EXERCISE TASK:
Quote the whole listing word for word. Do not include the pictures.

________

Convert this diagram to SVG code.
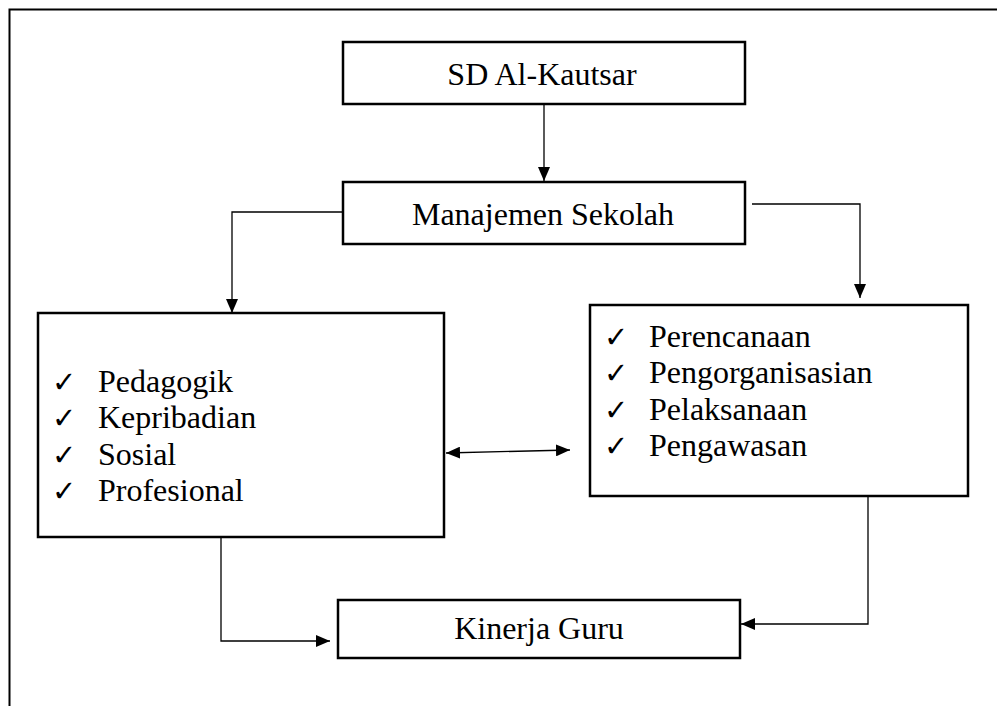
<svg xmlns="http://www.w3.org/2000/svg" width="997" height="706" viewBox="0 0 997 706">
<style>
.box{fill:#fff;stroke:#000;stroke-width:2.5}
.t{font-family:"Liberation Serif","Times New Roman",serif;font-size:32px;fill:#000}
.ck{font-family:"DejaVu Sans",sans-serif;font-size:29px;fill:#000}
.c{fill:none;stroke:#000;stroke-width:1.3}
</style>
<defs>
<marker id="ah" viewBox="0 0 14 12" refX="14" refY="6" markerWidth="14" markerHeight="12" markerUnits="userSpaceOnUse" orient="auto-start-reverse">
<path d="M0,0 L14,6 L0,12 Z" fill="#000"/>
</marker>
</defs>
<rect x="9.5" y="9.5" width="1000" height="710" fill="none" stroke="#000" stroke-width="2"/>
<g id="connectors">
<path class="c" d="M544,104 V181" marker-end="url(#ah)"/>
<path class="c" d="M343,212 H232 V313" marker-end="url(#ah)"/>
<path class="c" d="M752,204 H860 V298" marker-end="url(#ah)"/>
<path class="c" d="M446,453 L570,450" marker-start="url(#ah)" marker-end="url(#ah)"/>
<path class="c" d="M221,537 V641 H330" marker-end="url(#ah)"/>
<path class="c" d="M868,496 V624 H741" marker-end="url(#ah)"/>
</g>
<g id="sd">
<rect class="box" x="343" y="42" width="402" height="62"/>
<text class="t" x="542" y="85" text-anchor="middle">SD Al-Kautsar</text>
</g>
<g id="manajemen">
<rect class="box" x="343" y="182" width="402" height="62"/>
<text class="t" x="543" y="225" text-anchor="middle">Manajemen Sekolah</text>
</g>
<g id="kompetensi">
<rect class="box" x="38" y="313" width="406" height="224"/>
<text class="ck" x="52" y="392">✓</text><text class="t" x="98" y="392">Pedagogik</text>
<text class="ck" x="52" y="428">✓</text><text class="t" x="98" y="428">Kepribadian</text>
<text class="ck" x="52" y="465">✓</text><text class="t" x="98" y="465">Sosial</text>
<text class="ck" x="52" y="501">✓</text><text class="t" x="98" y="501">Profesional</text>
</g>
<g id="fungsi">
<rect class="box" x="590" y="305" width="378" height="191"/>
<text class="ck" x="604" y="347">✓</text><text class="t" x="649" y="347">Perencanaan</text>
<text class="ck" x="604" y="383">✓</text><text class="t" x="649" y="383">Pengorganisasian</text>
<text class="ck" x="604" y="420">✓</text><text class="t" x="649" y="420">Pelaksanaan</text>
<text class="ck" x="604" y="456">✓</text><text class="t" x="649" y="456">Pengawasan</text>
</g>
<g id="kinerja">
<rect class="box" x="338" y="600" width="402" height="58"/>
<text class="t" x="539" y="639" text-anchor="middle">Kinerja Guru</text>
</g>
</svg>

________

RESULT FOR THIS EXERCISE:
Convert this diagram to SVG code.
<svg xmlns="http://www.w3.org/2000/svg" width="997" height="706" viewBox="0 0 997 706">
<style>
.box{fill:#fff;stroke:#000;stroke-width:2.5}
.t{font-family:"Liberation Serif","Times New Roman",serif;font-size:32px;fill:#000}
.ck{font-family:"DejaVu Sans",sans-serif;font-size:29px;fill:#000}
.c{fill:none;stroke:#000;stroke-width:1.3}
</style>
<defs>
<marker id="ah" viewBox="0 0 14 12" refX="14" refY="6" markerWidth="14" markerHeight="12" markerUnits="userSpaceOnUse" orient="auto-start-reverse">
<path d="M0,0 L14,6 L0,12 Z" fill="#000"/>
</marker>
</defs>
<rect x="9.5" y="9.5" width="1000" height="710" fill="none" stroke="#000" stroke-width="2"/>
<g id="connectors">
<path class="c" d="M544,104 V181" marker-end="url(#ah)"/>
<path class="c" d="M343,212 H232 V313" marker-end="url(#ah)"/>
<path class="c" d="M752,204 H860 V298" marker-end="url(#ah)"/>
<path class="c" d="M446,453 L570,450" marker-start="url(#ah)" marker-end="url(#ah)"/>
<path class="c" d="M221,537 V641 H330" marker-end="url(#ah)"/>
<path class="c" d="M868,496 V624 H741" marker-end="url(#ah)"/>
</g>
<g id="sd">
<rect class="box" x="343" y="42" width="402" height="62"/>
<text class="t" x="542" y="85" text-anchor="middle">SD Al-Kautsar</text>
</g>
<g id="manajemen">
<rect class="box" x="343" y="182" width="402" height="62"/>
<text class="t" x="543" y="225" text-anchor="middle">Manajemen Sekolah</text>
</g>
<g id="kompetensi">
<rect class="box" x="38" y="313" width="406" height="224"/>
<text class="ck" x="52" y="392">✓</text><text class="t" x="98" y="392">Pedagogik</text>
<text class="ck" x="52" y="428">✓</text><text class="t" x="98" y="428">Kepribadian</text>
<text class="ck" x="52" y="465">✓</text><text class="t" x="98" y="465">Sosial</text>
<text class="ck" x="52" y="501">✓</text><text class="t" x="98" y="501">Profesional</text>
</g>
<g id="fungsi">
<rect class="box" x="590" y="305" width="378" height="191"/>
<text class="ck" x="604" y="347">✓</text><text class="t" x="649" y="347">Perencanaan</text>
<text class="ck" x="604" y="383">✓</text><text class="t" x="649" y="383">Pengorganisasian</text>
<text class="ck" x="604" y="420">✓</text><text class="t" x="649" y="420">Pelaksanaan</text>
<text class="ck" x="604" y="456">✓</text><text class="t" x="649" y="456">Pengawasan</text>
</g>
<g id="kinerja">
<rect class="box" x="338" y="600" width="402" height="58"/>
<text class="t" x="539" y="639" text-anchor="middle">Kinerja Guru</text>
</g>
</svg>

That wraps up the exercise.